> _Exercise task_: Would you write out the listing verbatim and skip every picture in it?

== Source data ==

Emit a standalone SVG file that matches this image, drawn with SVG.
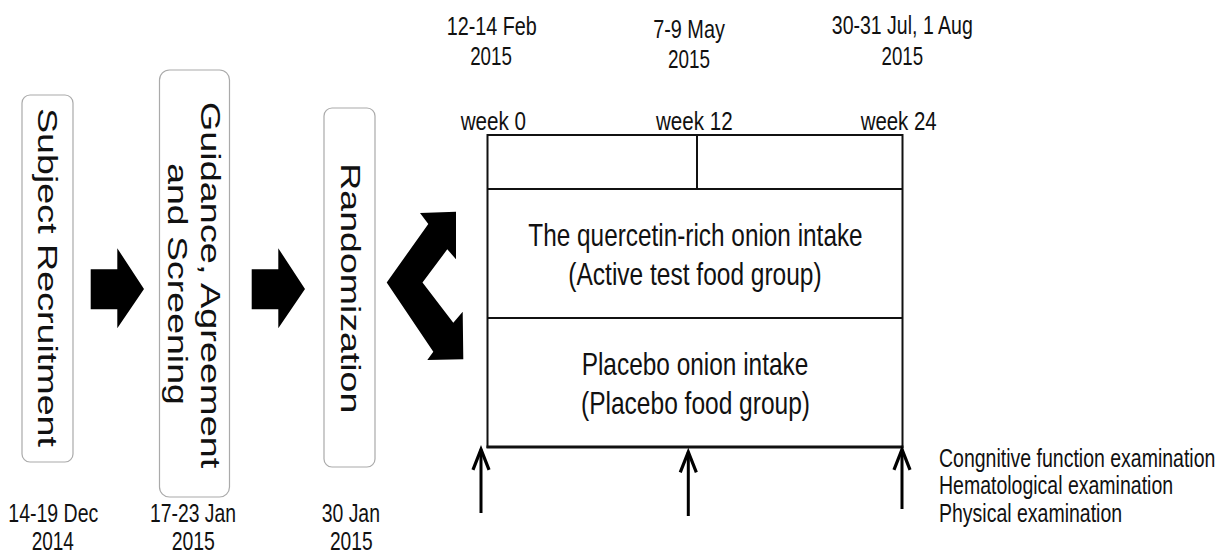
<svg xmlns="http://www.w3.org/2000/svg" width="1228" height="556" viewBox="0 0 1228 556">
<style>
.t{font-family:"Liberation Sans",Arial,sans-serif;fill:#111;}
.s{font-size:26px;}
.b{font-size:25px;}
.m{font-size:32px;}
.r{font-size:37.5px;}
.c{text-anchor:middle;}
.box{fill:#fff;stroke:#aaa;stroke-width:1.2;}
.tbl{fill:none;stroke:#111;stroke-width:2;}
.blk{fill:#000;stroke:none;}
.up{stroke:#000;stroke-width:3;fill:none;}
</style>
<defs>
<marker id="head" markerUnits="userSpaceOnUse" markerWidth="30" markerHeight="30" viewBox="-24 -12 28 24" refX="0" refY="0" orient="auto">
<path d="M-19,-7.5 L0,0 L-19,7.5" fill="none" stroke="#000" stroke-width="3" stroke-linejoin="miter"/>
</marker>
</defs>
<rect width="1228" height="556" fill="#fff"/>

<g id="node-recruitment">
<rect class="box" x="22" y="95" width="51" height="367" rx="8"/>
<text class="t r c" transform="translate(38.3,277.5) scale(0.76,1) rotate(90)" textLength="339" lengthAdjust="spacingAndGlyphs">Subject Recruitment</text>
</g>

<g id="node-screening">
<rect class="box" x="159.5" y="70" width="70" height="427" rx="10"/>
<text class="t r c" transform="translate(200.5,285) scale(0.76,1) rotate(90)" textLength="366.7" lengthAdjust="spacingAndGlyphs">Guidance, Agreement</text>
<text class="t r c" transform="translate(168,284) scale(0.76,1) rotate(90)" textLength="241.7" lengthAdjust="spacingAndGlyphs">and Screening</text>
</g>

<g id="node-randomization">
<rect class="box" x="324" y="108" width="51" height="359" rx="8"/>
<text class="t r c" transform="translate(340.5,288.3) scale(0.76,1) rotate(90)" textLength="250" lengthAdjust="spacingAndGlyphs">Randomization</text>
</g>

<g id="node-schedule">
<rect class="tbl" x="487.5" y="135" width="415" height="312"/>
<line class="tbl" x1="487.5" y1="189" x2="902.5" y2="189"/>
<line class="tbl" x1="697" y1="135" x2="697" y2="189"/>
<line class="tbl" x1="487.5" y1="318" x2="902.5" y2="318"/>
<line class="tbl" x1="486.5" y1="447" x2="903.5" y2="447" style="stroke-width:3"/>
<text class="t m c" x="695.5" y="246" textLength="334.3" lengthAdjust="spacingAndGlyphs">The quercetin-rich onion intake</text>
<text class="t m c" x="695" y="284.5" textLength="253.3" lengthAdjust="spacingAndGlyphs">(Active test food group)</text>
<text class="t m c" x="695" y="375" textLength="226.7" lengthAdjust="spacingAndGlyphs">Placebo onion intake</text>
<text class="t m c" x="695.5" y="413.5" textLength="229" lengthAdjust="spacingAndGlyphs">(Placebo food group)</text>
</g>

<g id="labels-dates-top">
<text class="t s c" x="491.7" y="34.5" textLength="90" lengthAdjust="spacingAndGlyphs">12-14 Feb</text>
<text class="t s c" x="491" y="65" textLength="41.7" lengthAdjust="spacingAndGlyphs">2015</text>
<text class="t s c" x="689" y="37.5" textLength="71.7" lengthAdjust="spacingAndGlyphs">7-9 May</text>
<text class="t s c" x="689" y="67.5" textLength="42" lengthAdjust="spacingAndGlyphs">2015</text>
<text class="t s c" x="902.3" y="33.5" textLength="141" lengthAdjust="spacingAndGlyphs">30-31 Jul, 1 Aug</text>
<text class="t s c" x="902.3" y="65" textLength="41.5" lengthAdjust="spacingAndGlyphs">2015</text>
</g>

<g id="labels-weeks">
<text class="t s c" x="493.3" y="130" textLength="65.3" lengthAdjust="spacingAndGlyphs">week 0</text>
<text class="t s c" x="694.3" y="130" textLength="76.7" lengthAdjust="spacingAndGlyphs">week 12</text>
<text class="t s c" x="898.7" y="130" textLength="76" lengthAdjust="spacingAndGlyphs">week 24</text>
</g>

<g id="labels-dates-bottom">
<text class="t b c" x="53.3" y="522" textLength="90" lengthAdjust="spacingAndGlyphs">14-19 Dec</text>
<text class="t b c" x="52.8" y="550" textLength="42.3" lengthAdjust="spacingAndGlyphs">2014</text>
<text class="t b c" x="193" y="522" textLength="86" lengthAdjust="spacingAndGlyphs">17-23 Jan</text>
<text class="t b c" x="193.3" y="550" textLength="43.3" lengthAdjust="spacingAndGlyphs">2015</text>
<text class="t b c" x="350.8" y="522" textLength="58.3" lengthAdjust="spacingAndGlyphs">30 Jan</text>
<text class="t b c" x="351.3" y="550" textLength="42.7" lengthAdjust="spacingAndGlyphs">2015</text>
</g>

<g id="labels-exams" transform="translate(939,0) scale(0.765,1)">
<text class="t" x="0" y="466.7" style="font-size:25.5px">Congnitive function examination</text>
<text class="t" x="0" y="494" style="font-size:25.5px">Hematological examination</text>
<text class="t" x="0" y="521.7" style="font-size:25.5px">Physical examination</text>
</g>

<g id="connectors">
<polygon class="blk" points="90.7,269.3 117.3,269.3 117.3,248.3 144,289 117.3,328.3 117.3,309.3 90.7,309.3"/>
<polygon class="blk" points="251.7,269.3 278.3,269.3 278.3,248.3 305,289 278.3,328.3 278.3,309.3 251.7,309.3"/>
<polygon class="blk" points="386.7,282.5 428.3,224 420,213 456,211.7 456,259.3 447.3,249.3 422.5,282.5 453.3,322.7 462.7,311.7 463.3,359.3 427.3,360 433.3,351.7"/>
<line class="up" x1="481" y1="513" x2="481" y2="449.5" marker-end="url(#head)"/>
<line class="up" x1="688.3" y1="516" x2="688.3" y2="452" marker-end="url(#head)"/>
<line class="up" x1="902" y1="509" x2="902" y2="449.5" marker-end="url(#head)"/>
</g>
</svg>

===

> _Solution for this task_:
Emit a standalone SVG file that matches this image, drawn with SVG.
<svg xmlns="http://www.w3.org/2000/svg" width="1228" height="556" viewBox="0 0 1228 556">
<style>
.t{font-family:"Liberation Sans",Arial,sans-serif;fill:#111;}
.s{font-size:26px;}
.b{font-size:25px;}
.m{font-size:32px;}
.r{font-size:37.5px;}
.c{text-anchor:middle;}
.box{fill:#fff;stroke:#aaa;stroke-width:1.2;}
.tbl{fill:none;stroke:#111;stroke-width:2;}
.blk{fill:#000;stroke:none;}
.up{stroke:#000;stroke-width:3;fill:none;}
</style>
<defs>
<marker id="head" markerUnits="userSpaceOnUse" markerWidth="30" markerHeight="30" viewBox="-24 -12 28 24" refX="0" refY="0" orient="auto">
<path d="M-19,-7.5 L0,0 L-19,7.5" fill="none" stroke="#000" stroke-width="3" stroke-linejoin="miter"/>
</marker>
</defs>
<rect width="1228" height="556" fill="#fff"/>

<g id="node-recruitment">
<rect class="box" x="22" y="95" width="51" height="367" rx="8"/>
<text class="t r c" transform="translate(38.3,277.5) scale(0.76,1) rotate(90)" textLength="339" lengthAdjust="spacingAndGlyphs">Subject Recruitment</text>
</g>

<g id="node-screening">
<rect class="box" x="159.5" y="70" width="70" height="427" rx="10"/>
<text class="t r c" transform="translate(200.5,285) scale(0.76,1) rotate(90)" textLength="366.7" lengthAdjust="spacingAndGlyphs">Guidance, Agreement</text>
<text class="t r c" transform="translate(168,284) scale(0.76,1) rotate(90)" textLength="241.7" lengthAdjust="spacingAndGlyphs">and Screening</text>
</g>

<g id="node-randomization">
<rect class="box" x="324" y="108" width="51" height="359" rx="8"/>
<text class="t r c" transform="translate(340.5,288.3) scale(0.76,1) rotate(90)" textLength="250" lengthAdjust="spacingAndGlyphs">Randomization</text>
</g>

<g id="node-schedule">
<rect class="tbl" x="487.5" y="135" width="415" height="312"/>
<line class="tbl" x1="487.5" y1="189" x2="902.5" y2="189"/>
<line class="tbl" x1="697" y1="135" x2="697" y2="189"/>
<line class="tbl" x1="487.5" y1="318" x2="902.5" y2="318"/>
<line class="tbl" x1="486.5" y1="447" x2="903.5" y2="447" style="stroke-width:3"/>
<text class="t m c" x="695.5" y="246" textLength="334.3" lengthAdjust="spacingAndGlyphs">The quercetin-rich onion intake</text>
<text class="t m c" x="695" y="284.5" textLength="253.3" lengthAdjust="spacingAndGlyphs">(Active test food group)</text>
<text class="t m c" x="695" y="375" textLength="226.7" lengthAdjust="spacingAndGlyphs">Placebo onion intake</text>
<text class="t m c" x="695.5" y="413.5" textLength="229" lengthAdjust="spacingAndGlyphs">(Placebo food group)</text>
</g>

<g id="labels-dates-top">
<text class="t s c" x="491.7" y="34.5" textLength="90" lengthAdjust="spacingAndGlyphs">12-14 Feb</text>
<text class="t s c" x="491" y="65" textLength="41.7" lengthAdjust="spacingAndGlyphs">2015</text>
<text class="t s c" x="689" y="37.5" textLength="71.7" lengthAdjust="spacingAndGlyphs">7-9 May</text>
<text class="t s c" x="689" y="67.5" textLength="42" lengthAdjust="spacingAndGlyphs">2015</text>
<text class="t s c" x="902.3" y="33.5" textLength="141" lengthAdjust="spacingAndGlyphs">30-31 Jul, 1 Aug</text>
<text class="t s c" x="902.3" y="65" textLength="41.5" lengthAdjust="spacingAndGlyphs">2015</text>
</g>

<g id="labels-weeks">
<text class="t s c" x="493.3" y="130" textLength="65.3" lengthAdjust="spacingAndGlyphs">week 0</text>
<text class="t s c" x="694.3" y="130" textLength="76.7" lengthAdjust="spacingAndGlyphs">week 12</text>
<text class="t s c" x="898.7" y="130" textLength="76" lengthAdjust="spacingAndGlyphs">week 24</text>
</g>

<g id="labels-dates-bottom">
<text class="t b c" x="53.3" y="522" textLength="90" lengthAdjust="spacingAndGlyphs">14-19 Dec</text>
<text class="t b c" x="52.8" y="550" textLength="42.3" lengthAdjust="spacingAndGlyphs">2014</text>
<text class="t b c" x="193" y="522" textLength="86" lengthAdjust="spacingAndGlyphs">17-23 Jan</text>
<text class="t b c" x="193.3" y="550" textLength="43.3" lengthAdjust="spacingAndGlyphs">2015</text>
<text class="t b c" x="350.8" y="522" textLength="58.3" lengthAdjust="spacingAndGlyphs">30 Jan</text>
<text class="t b c" x="351.3" y="550" textLength="42.7" lengthAdjust="spacingAndGlyphs">2015</text>
</g>

<g id="labels-exams" transform="translate(939,0) scale(0.765,1)">
<text class="t" x="0" y="466.7" style="font-size:25.5px">Congnitive function examination</text>
<text class="t" x="0" y="494" style="font-size:25.5px">Hematological examination</text>
<text class="t" x="0" y="521.7" style="font-size:25.5px">Physical examination</text>
</g>

<g id="connectors">
<polygon class="blk" points="90.7,269.3 117.3,269.3 117.3,248.3 144,289 117.3,328.3 117.3,309.3 90.7,309.3"/>
<polygon class="blk" points="251.7,269.3 278.3,269.3 278.3,248.3 305,289 278.3,328.3 278.3,309.3 251.7,309.3"/>
<polygon class="blk" points="386.7,282.5 428.3,224 420,213 456,211.7 456,259.3 447.3,249.3 422.5,282.5 453.3,322.7 462.7,311.7 463.3,359.3 427.3,360 433.3,351.7"/>
<line class="up" x1="481" y1="513" x2="481" y2="449.5" marker-end="url(#head)"/>
<line class="up" x1="688.3" y1="516" x2="688.3" y2="452" marker-end="url(#head)"/>
<line class="up" x1="902" y1="509" x2="902" y2="449.5" marker-end="url(#head)"/>
</g>
</svg>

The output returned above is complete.